Solutions For Youth Fund |  Supporting Homeless Youth

I’m a counselor at the high school and every day I hear
multiple heartbreaking stories from so many students.
Hundreds of kids are living with people other
than their parents because their parents are drug
addicts, in jail, alcoholics, dead, or unfit. Students
come to school wearing the same old clothes every
day, the same old shoes every day regardless of all the
sadness and trauma that haunts them.

One question gives so many answers, “Who do you live
with?”

My grandma
My older sister
My older brother
My mom’s ex-boyfriend
My mom’s ex-husband
My aunt
My neighbor
My uncle
In my car

With any of these answers we can assume a large
amount of trauma. So much trauma that these students
can’t concentrate most of the day, can’t trust, can’t
learn…struggle. They share their problems with me.
They cry. They ache. They rage. They attempt
suicide. They cut. They mourn for absent parents.
I listen. I offer some coping strategies, a referral to
mental health, a hug, a snack, but often I am unable to
do more than listen and maybe make a schedule change.
Adverse childhood experiences – ACEs fill my day and
my mind. Post traumatic stress disorder – PTSD makes
kids sensitive, distracted and full of toxic stress. The
daily interaction with trauma gives me and my
coworkers secondary trauma.

Some days we leave work with very heavy hearts because there is not much
we can do to make significant change. But then…
But then came the Solutions for Youth Fund. Being able
to order a student a new pair of shoes and socks
so he/she is not bullied anymore over his/her smelly
shoes is powerful. Being able to order new clothes,
school supplies, a jacket and give them to students
who have very little happiness in their lives is healing.
In the lives of kids who think no one cares about them,
they feel cared about. They feel heard and shocked.
Shocked that anyone would give them something new.

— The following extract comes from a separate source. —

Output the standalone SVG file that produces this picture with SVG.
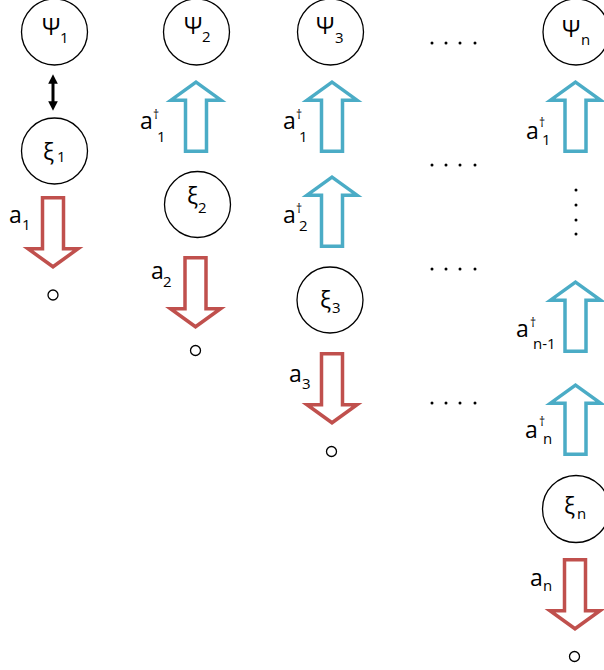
<svg xmlns="http://www.w3.org/2000/svg" width="604" height="670" viewBox="0 0 604 670">
<defs>
<style>
.node{fill:#fff;stroke:#000;stroke-width:1.3}
.t{font-family:"Open Sans","DejaVu Sans",sans-serif;fill:#000}
.big{font-size:23px}
.sub{font-size:15px}
.dag{font-size:12px}
.down{fill:#fff;stroke:#C0504D;stroke-width:3.5;stroke-miterlimit:10}
.up{fill:#fff;stroke:#4BACC6;stroke-width:3.5;stroke-miterlimit:10}
.dot{fill:#000}
.empty{fill:none;stroke:#000;stroke-width:1.3}
</style>
<polygon id="downArrow" points="-10.5,0 10.5,0 10.5,51 25,51 0,69 -25,51 -10.5,51"/>
<polygon id="upArrow" points="0,0 25,18 10.5,18 10.5,69 -10.5,69 -10.5,18 -25,18"/>
<marker id="ah" viewBox="0 0 10 10" refX="5" refY="5" markerWidth="3.2" markerHeight="3.2" orient="auto-start-reverse">
<path d="M0,0 L10,5 L0,10 z" fill="#000"/>
</marker>
</defs>
<rect width="604" height="670" fill="#fff"/>

<g id="psi1"><circle class="node" cx="54.5" cy="32" r="33"/><text class="t big" x="42" y="35">Ψ</text><text class="t sub" x="60" y="43">1</text></g>
<g id="xi1"><circle class="node" cx="54.5" cy="151" r="33"/><text class="t big" x="43" y="160">ξ</text><text class="t sub" x="57" y="162">1</text></g>
<g id="empty1"><circle class="empty" cx="53" cy="295" r="5"/></g>

<g id="psi2"><circle class="node" cx="196.5" cy="32" r="33"/><text class="t big" x="184" y="34">Ψ</text><text class="t sub" x="202" y="42">2</text></g>
<g id="xi2"><circle class="node" cx="197.5" cy="204.5" r="33"/><text class="t big" x="187" y="204">ξ</text><text class="t sub" x="198" y="213">2</text></g>
<g id="empty2"><circle class="empty" cx="195.5" cy="350.5" r="5"/></g>

<g id="psi3"><circle class="node" cx="330.5" cy="32" r="33"/><text class="t big" x="316" y="34">Ψ</text><text class="t sub" x="335" y="43">3</text></g>
<g id="xi3"><circle class="node" cx="330" cy="300" r="33"/><text class="t big" x="320" y="308">ξ</text><text class="t sub" x="332" y="313">3</text></g>
<g id="empty3"><circle class="empty" cx="331.5" cy="451.5" r="5"/></g>

<g id="psin"><circle class="node" cx="576" cy="32" r="33"/><text class="t big" x="562" y="37">Ψ</text><text class="t sub" x="581" y="45">n</text></g>
<g id="xin"><circle class="node" cx="576" cy="509" r="33.5"/><text class="t big" x="564" y="514">ξ</text><text class="t sub" x="577" y="519">n</text></g>
<g id="emptyn"><circle class="empty" cx="574.5" cy="656.5" r="5"/></g>

<g id="ellipses">
<circle class="dot" cx="432" cy="43" r="1.5"/><circle class="dot" cx="446" cy="43" r="1.5"/><circle class="dot" cx="460" cy="43" r="1.5"/><circle class="dot" cx="475" cy="43" r="1.5"/>
<circle class="dot" cx="432" cy="165" r="1.5"/><circle class="dot" cx="446" cy="165" r="1.5"/><circle class="dot" cx="460" cy="165" r="1.5"/><circle class="dot" cx="475" cy="165" r="1.5"/>
<circle class="dot" cx="432" cy="269" r="1.5"/><circle class="dot" cx="446" cy="269" r="1.5"/><circle class="dot" cx="460" cy="269" r="1.5"/><circle class="dot" cx="475" cy="269" r="1.5"/>
<circle class="dot" cx="432" cy="403" r="1.5"/><circle class="dot" cx="446" cy="403" r="1.5"/><circle class="dot" cx="460" cy="403" r="1.5"/><circle class="dot" cx="475" cy="403" r="1.5"/>
<circle class="dot" cx="576" cy="190" r="1.5"/><circle class="dot" cx="576" cy="205" r="1.5"/><circle class="dot" cx="576" cy="220" r="1.5"/><circle class="dot" cx="576" cy="234" r="1.5"/>
</g>

<g id="connectors">
<line x1="53" y1="79" x2="53" y2="106" stroke="#000" stroke-width="3" marker-start="url(#ah)" marker-end="url(#ah)"/>
<use href="#downArrow" class="down" x="53" y="197.75"/>
<use href="#downArrow" class="down" x="195.5" y="257.75"/>
<use href="#downArrow" class="down" x="332" y="353.75"/>
<use href="#downArrow" class="down" x="575" y="559.75"/>
<use href="#upArrow" class="up" x="196" y="82.2"/>
<use href="#upArrow" class="up" x="332" y="82.2"/>
<use href="#upArrow" class="up" x="332" y="177.2"/>
<use href="#upArrow" class="up" x="575.5" y="82.2"/>
<use href="#upArrow" class="up" x="575.5" y="282.2"/>
<use href="#upArrow" class="up" x="575.5" y="385.2"/>
</g>

<g id="labels">
<text class="t big" x="9" y="223">a</text><text class="t sub" x="22" y="230">1</text>
<text class="t big" x="140" y="129">a</text><text class="t dag" x="153" y="119">†</text><text class="t sub" x="157" y="142">1</text>
<text class="t big" x="151" y="279">a</text><text class="t sub" x="163" y="287">2</text>
<text class="t big" x="283" y="129">a</text><text class="t dag" x="296" y="119">†</text><text class="t sub" x="299" y="142">1</text>
<text class="t big" x="283" y="223">a</text><text class="t dag" x="296" y="213">†</text><text class="t sub" x="299" y="231">2</text>
<text class="t big" x="289" y="382">a</text><text class="t sub" x="302" y="389">3</text>
<text class="t big" x="526" y="139">a</text><text class="t dag" x="539" y="127">†</text><text class="t sub" x="542" y="145">1</text>
<text class="t big" x="516" y="337">a</text><text class="t dag" x="530" y="327">†</text><text class="t sub" x="533" y="349">n-1</text>
<text class="t big" x="525" y="438">a</text><text class="t dag" x="539" y="426">†</text><text class="t sub" x="543" y="444">n</text>
<text class="t big" x="530" y="586">a</text><text class="t sub" x="543" y="591">n</text>
</g>
</svg>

These students feel undeserving, unworthy, unloved. I
know a pair of shoes doesn’t make a person happy, but
it does make them smile. They smile for a moment in
a life of years with no smiles. They walk proud in their
new clean clothes.

For those of us who grew up privileged with
birthdays, holidays, constant sources of love and support,
regular meals, trips, cars that run, safe homes, etc, we
find it hard to believe that a child could live 15
years and never have owned a new book or been
to a restaurant for dinner. It’s hard to believe that a
child could live an entire childhood with no bed, no new
clothes ever, limited food, and constant chaos in their
living space. But every day in my line of work, I talk to
kid after kid who lives that reality. They have been
abandoned by their parents and most of the time the
people who take them in are living in poverty themselves.

Every time I can give a student something he/she needs
with the help of the Solutions for Youth Fund, I know
that I’ve made a difference in a child’s life.

One reason is that I took the time to listen and find out. I earned
the child’s trust to have the difficult conversation about
needing things and I had an amazing support program
at Children First.

In one day these are some of the backgrounds of kids
myself and other counselors work with:
A student living with a single parent who is disabled
A student living with neighbors since their parent died
A student living with a single parent because the other
is in jail
A student living with a stepparent needing hygiene
products
A student living with a grandparent in poverty facing
eviction
A student living with a friend because their parents are
in prison or on the streets
A student living with a parent, both victims of domestic
abuse and struggling to survive.

There are so many young people suffering and living
without the basics. Providing them with small relief
helps them get by another day. Kids gasp in delight
when they see a new book or new shoes. It makes the
days of trauma filled stories a tiny bit less heavy
and takes the edge off of some of the toxic stress
so many kids are living with. Helping them helps our
community and everyone who interacts with them.